## WHAT YOU NEED TO DO
Tally up the lines carrying the string "React" and respond with only the resulting number.

## STORED DATA
********************

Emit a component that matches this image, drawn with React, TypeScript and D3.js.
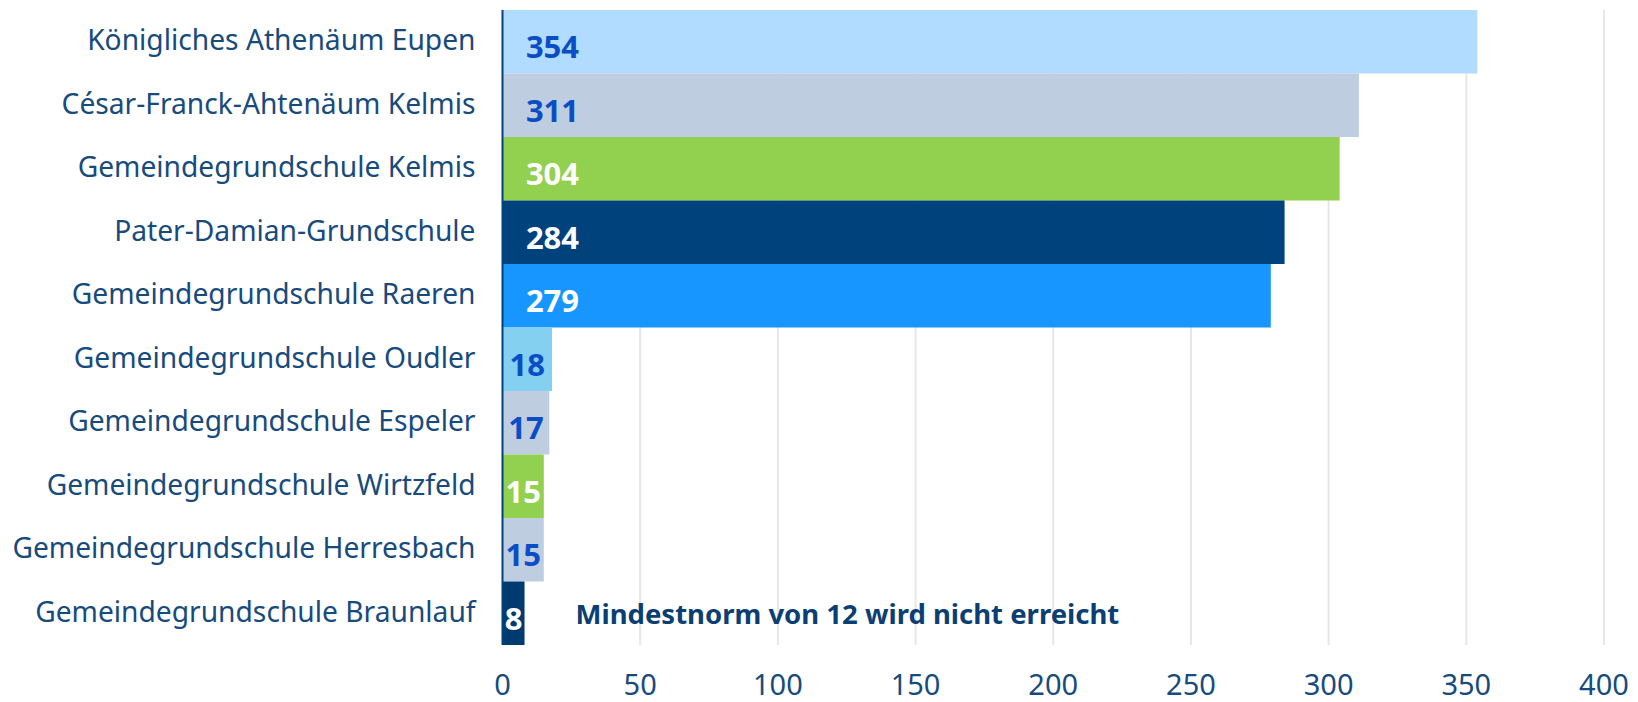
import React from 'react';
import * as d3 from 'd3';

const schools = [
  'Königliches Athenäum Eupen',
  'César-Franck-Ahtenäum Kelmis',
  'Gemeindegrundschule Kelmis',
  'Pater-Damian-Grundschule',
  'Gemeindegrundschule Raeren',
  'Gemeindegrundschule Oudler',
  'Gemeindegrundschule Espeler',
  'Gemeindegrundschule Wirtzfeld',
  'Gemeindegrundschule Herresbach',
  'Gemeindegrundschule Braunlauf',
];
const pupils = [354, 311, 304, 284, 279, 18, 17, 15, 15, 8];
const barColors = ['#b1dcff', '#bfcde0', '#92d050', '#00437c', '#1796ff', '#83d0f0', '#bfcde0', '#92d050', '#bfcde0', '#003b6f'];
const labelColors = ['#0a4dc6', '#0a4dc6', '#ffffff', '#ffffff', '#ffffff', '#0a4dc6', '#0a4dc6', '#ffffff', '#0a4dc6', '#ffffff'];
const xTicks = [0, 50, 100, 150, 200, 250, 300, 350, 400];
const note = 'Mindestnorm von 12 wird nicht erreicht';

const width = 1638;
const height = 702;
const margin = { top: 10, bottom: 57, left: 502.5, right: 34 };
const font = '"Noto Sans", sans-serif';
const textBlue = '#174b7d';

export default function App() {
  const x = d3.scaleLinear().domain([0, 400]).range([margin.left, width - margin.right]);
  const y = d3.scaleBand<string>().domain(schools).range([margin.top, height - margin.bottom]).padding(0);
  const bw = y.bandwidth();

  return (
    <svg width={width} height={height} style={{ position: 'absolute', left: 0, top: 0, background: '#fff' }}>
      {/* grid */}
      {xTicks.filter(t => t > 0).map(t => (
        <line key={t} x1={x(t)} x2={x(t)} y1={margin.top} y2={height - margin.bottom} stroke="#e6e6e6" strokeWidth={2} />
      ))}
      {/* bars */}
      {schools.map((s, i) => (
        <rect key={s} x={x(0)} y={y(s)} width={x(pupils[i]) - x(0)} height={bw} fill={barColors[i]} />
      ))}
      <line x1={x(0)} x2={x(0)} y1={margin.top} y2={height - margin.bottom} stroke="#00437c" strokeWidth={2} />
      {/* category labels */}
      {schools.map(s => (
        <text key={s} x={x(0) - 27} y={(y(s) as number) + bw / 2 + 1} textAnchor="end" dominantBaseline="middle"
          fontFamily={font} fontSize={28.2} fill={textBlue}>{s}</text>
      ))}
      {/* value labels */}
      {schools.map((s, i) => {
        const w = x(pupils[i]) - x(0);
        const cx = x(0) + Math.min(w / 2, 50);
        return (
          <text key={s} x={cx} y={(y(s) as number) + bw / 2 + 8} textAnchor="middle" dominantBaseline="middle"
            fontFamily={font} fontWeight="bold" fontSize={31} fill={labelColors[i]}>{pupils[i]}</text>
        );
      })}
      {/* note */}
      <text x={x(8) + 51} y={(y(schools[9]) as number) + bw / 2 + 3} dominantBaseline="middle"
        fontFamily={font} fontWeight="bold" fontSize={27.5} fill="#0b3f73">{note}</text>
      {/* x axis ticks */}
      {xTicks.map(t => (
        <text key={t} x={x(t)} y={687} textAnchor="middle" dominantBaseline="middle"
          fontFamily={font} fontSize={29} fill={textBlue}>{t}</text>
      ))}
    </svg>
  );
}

********************

## TASK RESPONSE
2